Will you quote precisely the lines that run from the top of the material below to the line containing "time_s = np.arange(0, 505, 5)", both ends included?

Records from a dataset:
────

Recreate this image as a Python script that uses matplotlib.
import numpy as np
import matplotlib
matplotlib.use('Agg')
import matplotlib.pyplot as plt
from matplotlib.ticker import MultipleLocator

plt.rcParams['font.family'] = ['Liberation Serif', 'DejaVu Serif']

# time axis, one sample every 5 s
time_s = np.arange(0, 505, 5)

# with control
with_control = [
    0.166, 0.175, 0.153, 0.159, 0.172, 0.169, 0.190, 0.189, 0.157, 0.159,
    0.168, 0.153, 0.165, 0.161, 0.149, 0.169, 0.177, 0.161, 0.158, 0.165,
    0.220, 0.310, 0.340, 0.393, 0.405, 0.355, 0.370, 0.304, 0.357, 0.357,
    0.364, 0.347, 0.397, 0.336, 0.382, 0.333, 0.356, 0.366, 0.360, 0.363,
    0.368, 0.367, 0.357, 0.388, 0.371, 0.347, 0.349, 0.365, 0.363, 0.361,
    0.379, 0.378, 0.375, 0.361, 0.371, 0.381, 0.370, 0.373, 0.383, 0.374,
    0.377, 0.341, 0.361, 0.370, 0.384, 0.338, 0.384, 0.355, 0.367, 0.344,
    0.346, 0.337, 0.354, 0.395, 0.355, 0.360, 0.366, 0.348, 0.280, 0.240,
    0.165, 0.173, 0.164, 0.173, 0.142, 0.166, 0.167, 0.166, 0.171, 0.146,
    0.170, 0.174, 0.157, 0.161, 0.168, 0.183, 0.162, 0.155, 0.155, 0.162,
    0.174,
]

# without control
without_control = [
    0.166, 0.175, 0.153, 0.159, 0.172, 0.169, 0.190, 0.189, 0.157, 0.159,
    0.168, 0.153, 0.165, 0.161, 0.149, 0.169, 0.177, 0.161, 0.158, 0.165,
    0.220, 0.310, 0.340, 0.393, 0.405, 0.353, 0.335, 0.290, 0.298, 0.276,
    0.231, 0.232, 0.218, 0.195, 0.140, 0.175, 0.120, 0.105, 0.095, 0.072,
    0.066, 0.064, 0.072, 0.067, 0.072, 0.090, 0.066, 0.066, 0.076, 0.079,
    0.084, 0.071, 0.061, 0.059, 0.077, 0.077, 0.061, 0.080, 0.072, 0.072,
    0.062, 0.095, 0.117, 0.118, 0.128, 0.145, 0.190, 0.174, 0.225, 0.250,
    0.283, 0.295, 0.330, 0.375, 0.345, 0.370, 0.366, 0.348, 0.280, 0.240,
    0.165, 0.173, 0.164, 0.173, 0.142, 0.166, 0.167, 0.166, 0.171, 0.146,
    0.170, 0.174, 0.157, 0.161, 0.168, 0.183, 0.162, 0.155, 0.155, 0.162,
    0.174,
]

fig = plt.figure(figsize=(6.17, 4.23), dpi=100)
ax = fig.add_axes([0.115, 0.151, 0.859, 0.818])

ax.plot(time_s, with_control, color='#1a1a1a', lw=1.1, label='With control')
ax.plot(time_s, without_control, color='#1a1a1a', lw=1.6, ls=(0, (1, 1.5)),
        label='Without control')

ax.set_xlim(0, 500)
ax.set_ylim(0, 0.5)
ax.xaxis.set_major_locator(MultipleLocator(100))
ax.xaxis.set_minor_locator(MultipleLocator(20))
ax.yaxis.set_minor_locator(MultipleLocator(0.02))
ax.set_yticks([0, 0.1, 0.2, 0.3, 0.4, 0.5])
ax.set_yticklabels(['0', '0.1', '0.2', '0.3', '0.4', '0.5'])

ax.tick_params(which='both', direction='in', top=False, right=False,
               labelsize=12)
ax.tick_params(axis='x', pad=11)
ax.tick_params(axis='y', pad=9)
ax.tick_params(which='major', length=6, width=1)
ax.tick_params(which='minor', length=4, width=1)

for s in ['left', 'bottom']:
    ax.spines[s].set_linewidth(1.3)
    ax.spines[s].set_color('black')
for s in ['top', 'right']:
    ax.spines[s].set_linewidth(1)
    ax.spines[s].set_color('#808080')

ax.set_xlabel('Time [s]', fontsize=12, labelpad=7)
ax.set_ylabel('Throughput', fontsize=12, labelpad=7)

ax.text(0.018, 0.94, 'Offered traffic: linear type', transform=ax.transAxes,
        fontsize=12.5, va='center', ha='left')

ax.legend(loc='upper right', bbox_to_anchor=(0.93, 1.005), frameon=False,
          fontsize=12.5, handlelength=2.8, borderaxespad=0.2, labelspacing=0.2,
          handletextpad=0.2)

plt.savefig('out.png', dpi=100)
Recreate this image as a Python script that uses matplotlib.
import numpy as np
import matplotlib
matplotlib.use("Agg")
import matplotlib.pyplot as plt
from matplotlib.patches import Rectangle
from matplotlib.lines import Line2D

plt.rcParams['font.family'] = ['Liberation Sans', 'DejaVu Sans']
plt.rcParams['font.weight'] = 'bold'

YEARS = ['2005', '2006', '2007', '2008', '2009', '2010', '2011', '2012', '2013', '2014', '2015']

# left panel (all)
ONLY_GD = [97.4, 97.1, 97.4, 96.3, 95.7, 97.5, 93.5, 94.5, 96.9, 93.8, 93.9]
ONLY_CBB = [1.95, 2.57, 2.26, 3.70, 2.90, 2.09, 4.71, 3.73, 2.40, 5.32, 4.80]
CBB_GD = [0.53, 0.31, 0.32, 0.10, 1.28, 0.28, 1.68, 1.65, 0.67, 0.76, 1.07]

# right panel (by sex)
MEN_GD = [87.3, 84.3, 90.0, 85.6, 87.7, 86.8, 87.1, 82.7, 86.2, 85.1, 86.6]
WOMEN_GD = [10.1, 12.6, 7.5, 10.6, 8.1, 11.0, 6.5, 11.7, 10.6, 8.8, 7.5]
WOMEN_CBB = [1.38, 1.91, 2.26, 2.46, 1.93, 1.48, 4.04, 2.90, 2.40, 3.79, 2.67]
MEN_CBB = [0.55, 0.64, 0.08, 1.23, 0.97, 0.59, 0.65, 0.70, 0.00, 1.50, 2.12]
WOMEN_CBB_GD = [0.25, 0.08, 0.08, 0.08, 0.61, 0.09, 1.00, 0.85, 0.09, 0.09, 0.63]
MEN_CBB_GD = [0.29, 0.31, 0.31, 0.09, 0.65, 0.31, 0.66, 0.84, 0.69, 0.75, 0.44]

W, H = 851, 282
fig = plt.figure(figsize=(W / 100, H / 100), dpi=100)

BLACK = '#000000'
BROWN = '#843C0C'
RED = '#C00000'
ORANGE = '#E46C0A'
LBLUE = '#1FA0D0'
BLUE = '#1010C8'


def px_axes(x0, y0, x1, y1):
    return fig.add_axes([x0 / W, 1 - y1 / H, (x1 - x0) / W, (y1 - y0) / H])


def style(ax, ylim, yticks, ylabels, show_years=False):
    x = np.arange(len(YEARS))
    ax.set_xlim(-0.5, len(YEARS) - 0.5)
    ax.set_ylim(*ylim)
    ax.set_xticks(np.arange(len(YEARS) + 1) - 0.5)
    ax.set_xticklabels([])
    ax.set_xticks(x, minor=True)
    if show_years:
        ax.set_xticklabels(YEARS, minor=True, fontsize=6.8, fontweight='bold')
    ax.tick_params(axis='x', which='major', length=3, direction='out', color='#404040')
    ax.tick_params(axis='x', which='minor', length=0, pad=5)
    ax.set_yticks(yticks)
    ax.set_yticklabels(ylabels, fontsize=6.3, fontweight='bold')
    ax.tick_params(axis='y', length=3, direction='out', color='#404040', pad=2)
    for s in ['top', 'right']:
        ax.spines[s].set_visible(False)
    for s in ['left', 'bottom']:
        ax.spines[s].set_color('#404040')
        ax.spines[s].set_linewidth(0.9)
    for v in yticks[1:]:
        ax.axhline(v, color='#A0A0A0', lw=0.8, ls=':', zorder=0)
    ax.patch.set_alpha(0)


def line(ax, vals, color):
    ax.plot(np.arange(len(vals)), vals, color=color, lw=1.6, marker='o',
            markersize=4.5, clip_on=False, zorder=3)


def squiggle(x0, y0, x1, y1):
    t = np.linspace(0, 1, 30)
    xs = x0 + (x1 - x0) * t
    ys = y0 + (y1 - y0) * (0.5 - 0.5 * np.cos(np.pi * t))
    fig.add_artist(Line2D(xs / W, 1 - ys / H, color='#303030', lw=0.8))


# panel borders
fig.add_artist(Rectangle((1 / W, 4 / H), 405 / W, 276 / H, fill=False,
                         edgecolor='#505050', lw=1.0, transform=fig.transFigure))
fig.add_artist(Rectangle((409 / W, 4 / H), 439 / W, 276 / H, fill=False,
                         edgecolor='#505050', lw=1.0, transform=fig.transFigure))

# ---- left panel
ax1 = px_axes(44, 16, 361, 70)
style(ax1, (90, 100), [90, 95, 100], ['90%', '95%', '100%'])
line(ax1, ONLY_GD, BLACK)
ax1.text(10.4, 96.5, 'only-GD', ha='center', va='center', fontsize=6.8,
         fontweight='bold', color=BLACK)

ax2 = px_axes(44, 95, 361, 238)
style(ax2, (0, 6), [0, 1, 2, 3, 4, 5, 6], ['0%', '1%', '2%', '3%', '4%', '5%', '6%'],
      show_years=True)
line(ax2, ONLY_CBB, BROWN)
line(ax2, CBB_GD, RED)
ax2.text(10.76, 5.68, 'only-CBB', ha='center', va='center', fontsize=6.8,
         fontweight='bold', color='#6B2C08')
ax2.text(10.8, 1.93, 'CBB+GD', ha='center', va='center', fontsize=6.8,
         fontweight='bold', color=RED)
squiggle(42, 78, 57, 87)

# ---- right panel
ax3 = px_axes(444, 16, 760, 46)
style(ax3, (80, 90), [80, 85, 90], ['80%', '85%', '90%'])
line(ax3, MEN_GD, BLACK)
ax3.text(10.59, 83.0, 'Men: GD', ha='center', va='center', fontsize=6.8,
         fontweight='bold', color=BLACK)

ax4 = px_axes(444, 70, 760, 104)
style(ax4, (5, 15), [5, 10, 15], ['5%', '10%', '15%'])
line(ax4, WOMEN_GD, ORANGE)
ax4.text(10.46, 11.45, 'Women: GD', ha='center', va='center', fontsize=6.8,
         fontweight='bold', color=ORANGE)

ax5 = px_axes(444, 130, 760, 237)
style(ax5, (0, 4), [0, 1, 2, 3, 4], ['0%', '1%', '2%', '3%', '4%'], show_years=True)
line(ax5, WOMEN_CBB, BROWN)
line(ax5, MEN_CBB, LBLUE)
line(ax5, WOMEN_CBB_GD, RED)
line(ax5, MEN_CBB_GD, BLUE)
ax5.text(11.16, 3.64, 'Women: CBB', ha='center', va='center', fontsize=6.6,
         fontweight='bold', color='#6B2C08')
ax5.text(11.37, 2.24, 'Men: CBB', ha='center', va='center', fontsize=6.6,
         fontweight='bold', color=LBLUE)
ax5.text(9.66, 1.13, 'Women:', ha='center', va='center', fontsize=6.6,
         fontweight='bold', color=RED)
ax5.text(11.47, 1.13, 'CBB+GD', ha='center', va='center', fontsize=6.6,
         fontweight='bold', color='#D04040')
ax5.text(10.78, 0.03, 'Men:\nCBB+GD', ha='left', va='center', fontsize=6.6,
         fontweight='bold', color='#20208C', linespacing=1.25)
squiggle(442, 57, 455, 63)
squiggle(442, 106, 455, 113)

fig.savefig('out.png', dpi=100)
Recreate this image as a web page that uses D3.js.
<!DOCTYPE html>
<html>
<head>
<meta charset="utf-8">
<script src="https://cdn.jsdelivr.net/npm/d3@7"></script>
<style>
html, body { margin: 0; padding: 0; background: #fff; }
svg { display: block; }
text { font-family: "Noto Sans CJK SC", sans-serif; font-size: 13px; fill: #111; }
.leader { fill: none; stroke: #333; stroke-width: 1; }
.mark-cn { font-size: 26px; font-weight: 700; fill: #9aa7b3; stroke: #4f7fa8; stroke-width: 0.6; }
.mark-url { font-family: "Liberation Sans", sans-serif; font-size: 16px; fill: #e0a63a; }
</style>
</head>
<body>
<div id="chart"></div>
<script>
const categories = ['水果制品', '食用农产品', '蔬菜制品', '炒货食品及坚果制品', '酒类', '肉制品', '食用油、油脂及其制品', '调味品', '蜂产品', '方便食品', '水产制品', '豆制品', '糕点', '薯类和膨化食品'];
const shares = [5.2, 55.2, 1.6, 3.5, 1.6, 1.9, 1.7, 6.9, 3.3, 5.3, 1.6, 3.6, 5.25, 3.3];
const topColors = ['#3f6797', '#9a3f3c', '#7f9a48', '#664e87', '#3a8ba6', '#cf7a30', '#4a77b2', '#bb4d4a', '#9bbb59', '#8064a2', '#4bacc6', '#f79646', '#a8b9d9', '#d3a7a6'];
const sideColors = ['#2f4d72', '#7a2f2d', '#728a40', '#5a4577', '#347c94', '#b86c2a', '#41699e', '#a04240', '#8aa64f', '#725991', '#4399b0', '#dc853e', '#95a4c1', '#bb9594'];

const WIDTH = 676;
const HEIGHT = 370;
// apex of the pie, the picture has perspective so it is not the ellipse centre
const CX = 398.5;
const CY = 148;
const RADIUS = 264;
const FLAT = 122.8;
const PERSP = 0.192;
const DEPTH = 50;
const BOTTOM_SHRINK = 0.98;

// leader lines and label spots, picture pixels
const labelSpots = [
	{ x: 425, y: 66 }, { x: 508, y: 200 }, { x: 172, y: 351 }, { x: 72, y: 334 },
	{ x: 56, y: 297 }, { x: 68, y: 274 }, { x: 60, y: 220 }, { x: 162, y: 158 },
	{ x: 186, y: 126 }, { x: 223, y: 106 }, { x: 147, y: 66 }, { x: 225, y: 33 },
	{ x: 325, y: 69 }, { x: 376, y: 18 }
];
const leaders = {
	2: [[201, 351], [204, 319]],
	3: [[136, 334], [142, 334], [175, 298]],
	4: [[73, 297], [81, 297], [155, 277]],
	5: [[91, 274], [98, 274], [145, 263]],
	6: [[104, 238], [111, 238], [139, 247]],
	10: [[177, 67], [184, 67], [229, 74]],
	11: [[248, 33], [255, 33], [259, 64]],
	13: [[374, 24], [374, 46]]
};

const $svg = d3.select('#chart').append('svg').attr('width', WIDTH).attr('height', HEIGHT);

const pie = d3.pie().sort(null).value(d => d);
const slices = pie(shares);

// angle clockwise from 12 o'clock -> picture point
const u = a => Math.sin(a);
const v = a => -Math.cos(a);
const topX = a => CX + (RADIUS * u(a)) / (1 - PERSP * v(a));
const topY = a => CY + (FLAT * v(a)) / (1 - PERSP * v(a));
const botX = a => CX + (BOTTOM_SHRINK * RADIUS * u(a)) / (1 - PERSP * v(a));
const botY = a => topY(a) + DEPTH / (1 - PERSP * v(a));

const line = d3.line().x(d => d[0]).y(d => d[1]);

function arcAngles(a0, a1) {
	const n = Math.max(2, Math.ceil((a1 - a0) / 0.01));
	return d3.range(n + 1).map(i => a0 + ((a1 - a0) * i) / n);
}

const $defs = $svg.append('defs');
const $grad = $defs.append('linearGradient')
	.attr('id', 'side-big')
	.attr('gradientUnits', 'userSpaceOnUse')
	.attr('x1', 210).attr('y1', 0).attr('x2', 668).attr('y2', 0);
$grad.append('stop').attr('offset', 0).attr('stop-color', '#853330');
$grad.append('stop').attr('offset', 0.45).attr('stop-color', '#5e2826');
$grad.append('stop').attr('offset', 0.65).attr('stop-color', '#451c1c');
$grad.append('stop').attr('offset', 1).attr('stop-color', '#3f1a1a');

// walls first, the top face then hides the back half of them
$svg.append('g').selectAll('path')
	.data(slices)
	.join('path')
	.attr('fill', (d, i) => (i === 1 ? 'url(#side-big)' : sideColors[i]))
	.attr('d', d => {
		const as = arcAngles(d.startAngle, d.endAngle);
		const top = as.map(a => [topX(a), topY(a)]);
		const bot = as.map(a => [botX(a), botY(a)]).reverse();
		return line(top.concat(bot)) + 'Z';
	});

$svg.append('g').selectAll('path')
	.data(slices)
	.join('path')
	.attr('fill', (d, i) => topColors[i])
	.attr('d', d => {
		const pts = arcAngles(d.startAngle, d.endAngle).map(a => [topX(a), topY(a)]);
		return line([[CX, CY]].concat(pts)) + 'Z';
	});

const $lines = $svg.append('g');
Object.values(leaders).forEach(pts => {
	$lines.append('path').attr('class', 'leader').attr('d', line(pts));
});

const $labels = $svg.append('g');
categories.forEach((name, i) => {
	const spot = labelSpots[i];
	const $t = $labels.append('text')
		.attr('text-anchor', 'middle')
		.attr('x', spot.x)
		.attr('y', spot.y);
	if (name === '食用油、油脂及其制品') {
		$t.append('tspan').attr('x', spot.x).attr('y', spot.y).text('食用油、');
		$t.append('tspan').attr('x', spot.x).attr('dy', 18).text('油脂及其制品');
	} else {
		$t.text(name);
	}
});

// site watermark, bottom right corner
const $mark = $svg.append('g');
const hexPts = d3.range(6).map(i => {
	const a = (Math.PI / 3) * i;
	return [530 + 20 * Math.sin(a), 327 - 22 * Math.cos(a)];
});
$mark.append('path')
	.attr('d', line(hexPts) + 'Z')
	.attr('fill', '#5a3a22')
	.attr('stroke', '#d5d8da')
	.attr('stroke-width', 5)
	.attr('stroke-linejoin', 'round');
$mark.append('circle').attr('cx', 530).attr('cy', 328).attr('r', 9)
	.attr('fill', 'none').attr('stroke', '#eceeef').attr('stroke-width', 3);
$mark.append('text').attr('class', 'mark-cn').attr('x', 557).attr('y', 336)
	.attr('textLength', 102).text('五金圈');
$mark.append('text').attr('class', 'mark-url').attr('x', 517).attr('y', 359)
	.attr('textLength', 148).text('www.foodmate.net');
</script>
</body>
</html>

────

__Written response__
Recreate this image as a Python script that uses matplotlib.
import numpy as np
import matplotlib
matplotlib.use('Agg')
import matplotlib.pyplot as plt
from matplotlib.ticker import MultipleLocator

plt.rcParams['font.family'] = ['Liberation Serif', 'DejaVu Serif']

# time axis, one sample every 5 s
time_s = np.arange(0, 505, 5)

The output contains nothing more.